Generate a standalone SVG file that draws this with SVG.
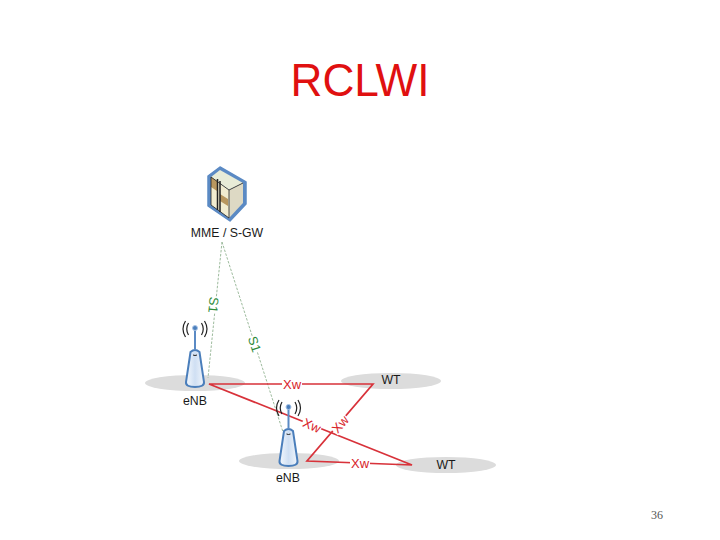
<svg xmlns="http://www.w3.org/2000/svg" width="720" height="540" viewBox="0 0 720 540">
<defs>
<linearGradient id="body" x1="0" x2="1" y1="0" y2="0"><stop offset="0" stop-color="#f4f8fd"/><stop offset="0.5" stop-color="#cfdff3"/><stop offset="1" stop-color="#f0f5fb"/></linearGradient>
<g id="tower">
<path d="M-4.500 -29 Q0 -33 4.500 -29 L9 1 Q9.500 6 0 6 Q-9.500 6 -9 1 Z" fill="url(#body)" stroke="#4a7ebb" stroke-width="2"/>
<line x1="0" y1="-51" x2="0" y2="-31" stroke="#5b8ac4" stroke-width="2"/>
<circle cx="0" cy="-53" r="2.500" fill="#4a7ebb" stroke="#a9c4e6" stroke-width="1"/>
<path d="M-2 -26 Q0 -25 2 -26" fill="none" stroke="#222" stroke-width="1"/>
<path d="M-6.500 -58 Q-10 -52 -6.500 -46 M6.500 -58 Q10 -52 6.500 -46" fill="none" stroke="#222" stroke-width="1.200"/>
<path d="M-9.500 -60 Q-14.500 -52 -9.500 -44 M9.500 -60 Q14.500 -52 9.500 -44" fill="none" stroke="#222" stroke-width="1.200"/>
</g>
</defs>
<style>
text{font-family:"Liberation Sans",Arial,sans-serif}
.lbl{font-size:12.300px;fill:#1a1a1a;text-anchor:middle}
.xw{font-size:13px;fill:#d8232a;text-anchor:middle}
.s1{font-size:13px;fill:#2e8b3a;text-anchor:middle}
.red{fill:none;stroke:#d8323a;stroke-width:1.700}
.dash{fill:none;stroke:#9dbb9d;stroke-width:1;stroke-dasharray:2.500 1.500}
.pad{fill:#dcdcdc}
</style>
<rect width="720" height="540" fill="#fff"/>
<text id="title" x="360" y="96" font-size="46" fill="#e01010" text-anchor="middle" textLength="139" lengthAdjust="spacingAndGlyphs">RCLWI</text>
<ellipse class="pad" cx="195" cy="383" rx="50" ry="8"/>
<ellipse class="pad" cx="391" cy="381" rx="50" ry="8"/>
<ellipse class="pad" cx="289" cy="461" rx="50" ry="8"/>
<ellipse class="pad" cx="446" cy="465" rx="50" ry="8"/>
<g id="connectors">
<path class="dash" d="M222 242L208 378"/>
<path class="dash" d="M222 242L283 432"/>
<path class="red" d="M209 384H373L307 461L412 465L209 384Z"/>
<rect x="282" y="378" width="20" height="12" fill="#fff"/>
<text class="xw" x="292" y="389">Xw</text>
<rect x="302" y="419" width="20" height="12" fill="#fff" transform="rotate(24 312 425)"/>
<text class="xw" x="312" y="430" transform="rotate(24 312 425)">Xw</text>
<rect x="330" y="418" width="20" height="12" fill="#fff" transform="rotate(-49 340 424)"/>
<text class="xw" x="340" y="429" transform="rotate(-49 340 424)">Xw</text>
<rect x="350" y="457" width="20" height="12" fill="#fff"/>
<text class="xw" x="360" y="468">Xw</text>
<rect x="206" y="299" width="16" height="12" fill="#fff" transform="rotate(96 214 305)"/>
<text class="s1" x="214" y="310" transform="rotate(96 214 305)">S1</text>
<rect x="247" y="338" width="16" height="12" fill="#fff" transform="rotate(72 255 344)"/>
<text class="s1" x="255" y="349" transform="rotate(72 255 344)">S1</text>
</g>
<g id="mme">
<path d="M220 167L246 182V204L230 221L208 206V176Z" fill="#5b8ac4" stroke="#5b8ac4" stroke-width="1.500" stroke-linejoin="round"/>
<path d="M220 170L243 183L229 190L211 177Z" fill="#e8ecd8"/>
<path d="M211 177L229 190V218L211 205Z" fill="#f1ecd0"/>
<path d="M229 190L243 183V203L229 218Z" fill="#ddd9c4"/>
<path d="M211 177L217 181V191L211 187ZM220 194L228 199V206L220 201Z" fill="#b8975f"/>
<path d="M217.500 179V210M220 181V212" stroke="#222" stroke-width="1.500" fill="none"/>
<path d="M211 177L229 190V218L211 205ZM229 190L243 183" fill="none" stroke="#222" stroke-width=".8"/>
<text class="lbl" x="227" y="237">MME / S-GW</text>
</g>
<g id="enb1">
<use href="#tower" x="195" y="381"/>
<text class="lbl" x="195" y="405">eNB</text>
</g>
<g id="enb2">
<use href="#tower" x="288.500" y="460"/>
<text class="lbl" x="288" y="482">eNB</text>
</g>
<g id="wt1"><text class="lbl" x="391" y="384">WT</text></g>
<g id="wt2"><text class="lbl" x="446" y="469">WT</text></g>
<text id="page" x="657" y="519" font-size="12" fill="#555" text-anchor="middle" style="font-family:'Liberation Serif',serif">36</text>
</svg>
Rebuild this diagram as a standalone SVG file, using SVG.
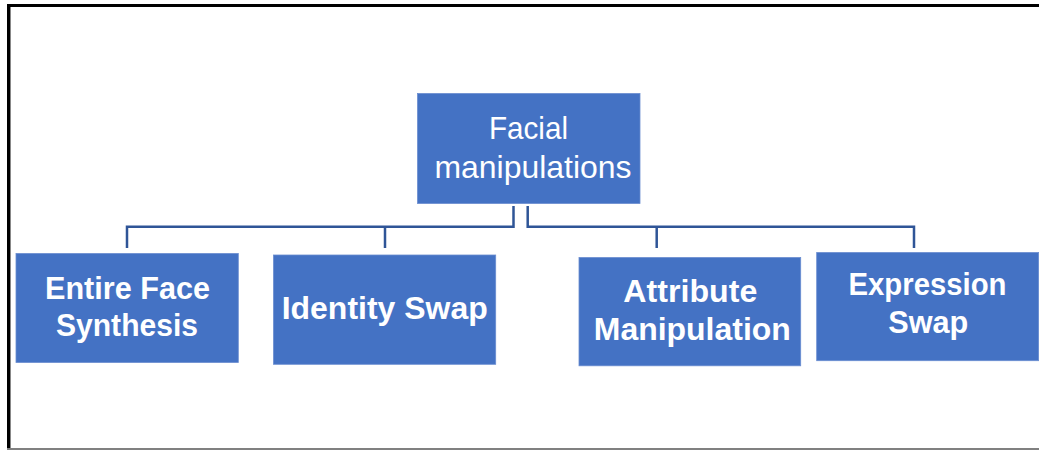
<svg xmlns="http://www.w3.org/2000/svg" width="1039" height="450" viewBox="0 0 1039 450">
<style>
.box{fill:#4472C4;stroke:#6A8DD0;stroke-width:0.8}
.t{font-family:"Liberation Sans",Arial,sans-serif;fill:#FFFFFF;text-anchor:middle}
.b{font-weight:bold;font-size:31px}
.r{font-size:32px}
.c{fill:none;stroke:#2F5597;stroke-width:2.5}
</style>
<rect x="0" y="0" width="1039" height="450" fill="#FFFFFF"/>
<g id="frame">
<rect x="7" y="4" width="1032" height="3" fill="#000000"/>
<rect x="7" y="4" width="3" height="446" fill="#000000"/>
<rect x="10" y="7" width="1" height="441" fill="#888888"/>
<rect x="7" y="448" width="1032" height="2" fill="#808080"/>
</g>
<g id="connectors">
<path class="c" d="M513.5,206 V226.8 H127 V248 M385,226.8 V248"/>
<path class="c" d="M527.7,206 V226.8 H914 V248 M656.7,226.8 V248"/>
</g>
<g id="root">
<rect class="box" x="417.5" y="93.5" width="222.5" height="110"/>
<text class="t r" x="528.5" y="138.5" textLength="79" lengthAdjust="spacingAndGlyphs">Facial</text>
<text class="t r" x="533" y="177.7" textLength="197" lengthAdjust="spacingAndGlyphs">manipulations</text>
</g>
<g id="entire-face">
<rect class="box" x="16" y="253.5" width="222.3" height="109"/>
<text class="t b" x="127.5" y="298.5" textLength="165" lengthAdjust="spacingAndGlyphs">Entire Face</text>
<text class="t b" x="127" y="335.7" textLength="142" lengthAdjust="spacingAndGlyphs">Synthesis</text>
</g>
<g id="identity-swap">
<rect class="box" x="273.5" y="255" width="222.2" height="109.3"/>
<text class="t b" x="384.7" y="318.5" textLength="206" lengthAdjust="spacingAndGlyphs">Identity Swap</text>
</g>
<g id="attribute-manipulation">
<rect class="box" x="579" y="257.5" width="221.7" height="108.3"/>
<text class="t b" x="690.3" y="301.7" textLength="134" lengthAdjust="spacingAndGlyphs">Attribute</text>
<text class="t b" x="692.3" y="340" textLength="197" lengthAdjust="spacingAndGlyphs">Manipulation</text>
</g>
<g id="expression-swap">
<rect class="box" x="816.7" y="252.5" width="222" height="108.2"/>
<text class="t b" x="927.5" y="295" textLength="158" lengthAdjust="spacingAndGlyphs">Expression</text>
<text class="t b" x="928.3" y="333.3" textLength="80" lengthAdjust="spacingAndGlyphs">Swap</text>
</g>
</svg>
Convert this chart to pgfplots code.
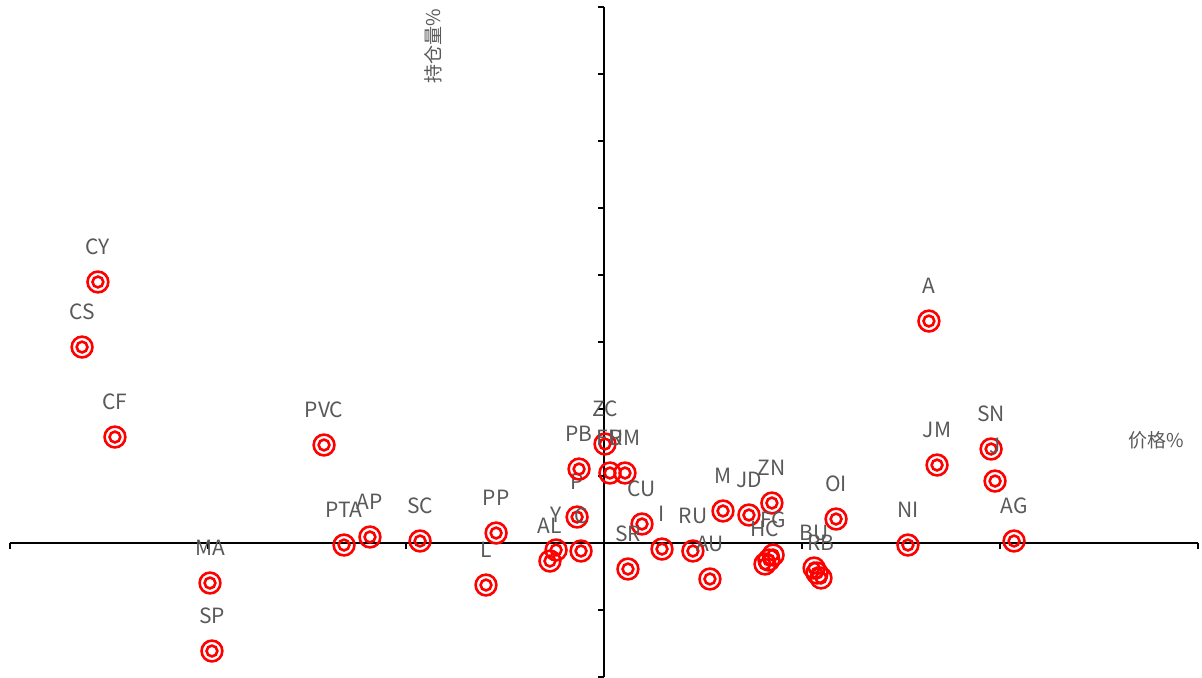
\documentclass[border=0pt]{standalone}
\usepackage{fontspec}
\setmainfont{Noto Sans CJK SC}
\usepackage{pgfplots}
\usepackage{pgfplotstable}
\pgfplotsset{compat=1.18}

\definecolor{lbl}{HTML}{595959}
\definecolor{mk}{HTML}{FF0000}

% double ring marker
\pgfdeclareplotmark{dring}{%
  \pgfpathcircle{\pgfpointorigin}{\pgfplotmarksize}\pgfusepathqstroke
  \pgfpathcircle{\pgfpointorigin}{0.52\pgfplotmarksize}\pgfusepathqstroke}

\pgfplotstableread{
x      y      lab
-2.556 3.896  CY
-2.636 2.925  CS
-2.470 1.582  CF
-1.414 1.463  PVC
-1.990 -0.597 MA
-1.980 -1.612 SP
-1.313 -0.030 PTA
-1.182 0.090  AP
-0.929 0.030  SC
-0.545 0.149  PP
-0.596 -0.627 L
-0.242 -0.104 Y
-0.273 -0.269 AL
-0.136 0.388  P
-0.116 -0.119 C
-0.126 1.104  PB
0.005  1.478  ZC
0.030  1.045  FU
0.106  1.045  RM
0.192  0.284  CU
0.121  -0.388 SR
0.293  -0.090 I
0.449  -0.119 RU
0.535  -0.537 AU
0.601  0.478  M
0.732  0.418  JD
0.848  0.597  ZN
0.854  -0.179 FG
0.813  -0.313 HC
1.061  -0.373 BU
1.096  -0.522 RB
1.172  0.358  OI
1.535  -0.030 NI
1.641  3.313  A
1.682  1.164  JM
1.955  1.403  SN
1.975  0.925  J
2.071  0.030  AG
}\pts

\begin{document}
\begin{tikzpicture}
\begin{axis}[
  at={(0,0)}, anchor=south west,
  scale only axis,
  width=594pt, height=335pt,
  xmin=-3, xmax=3, ymin=-2, ymax=8,
  axis lines=middle,
  axis line style={-, line width=0.9pt, black},
  xtick={-3,-2,...,3}, ytick={-2,-1,...,8},
  xticklabels={}, yticklabels={},
  tick align=outside,
  major tick length=3pt,
  tick style={line width=0.9pt, black},
  clip=false,
]
\addplot[only marks, mark=dring, mark size=5.2pt,
  mark options={draw=mk, line width=1.3pt},
  point meta=explicit symbolic,
  nodes near coords,
  every node near coord/.style={anchor=center, yshift=17.5pt,
    font=\fontsize{10.5}{12}\selectfont, text=lbl, inner sep=0pt},
] table[x=x, y=y, meta=lab] {\pts};
% overlapped points whose labels are hidden
\addplot[only marks, mark=dring, mark size=5.2pt,
  mark options={draw=mk, line width=1.3pt}]
  coordinates {(0.833,-0.254) (1.076,-0.448)};
\node[rotate=90, anchor=east, text=lbl, font=\fontsize{9.5}{12}\selectfont, inner sep=0pt]
  at (axis cs:-0.864,7.98) {持仓量\%};
\node[anchor=center, text=lbl, font=\fontsize{9.5}{12}\selectfont, inner sep=0pt]
  at (axis cs:2.79,1.54) {价格\%};
\end{axis}
\pgfresetboundingbox
\useasboundingbox (-5pt,0pt) rectangle (596pt,338.5pt);
\end{tikzpicture}
\end{document}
──────────
● EXERCISE INSTRUCTIONS: In the records above, locate the lines holding the word "standalone". Copy each of them.

● FULL ANSWER:
Generate a standalone SVG file that draws this with SVG.
Rebuild this diagram as a standalone SVG file, using SVG.
\documentclass[border=0pt]{standalone}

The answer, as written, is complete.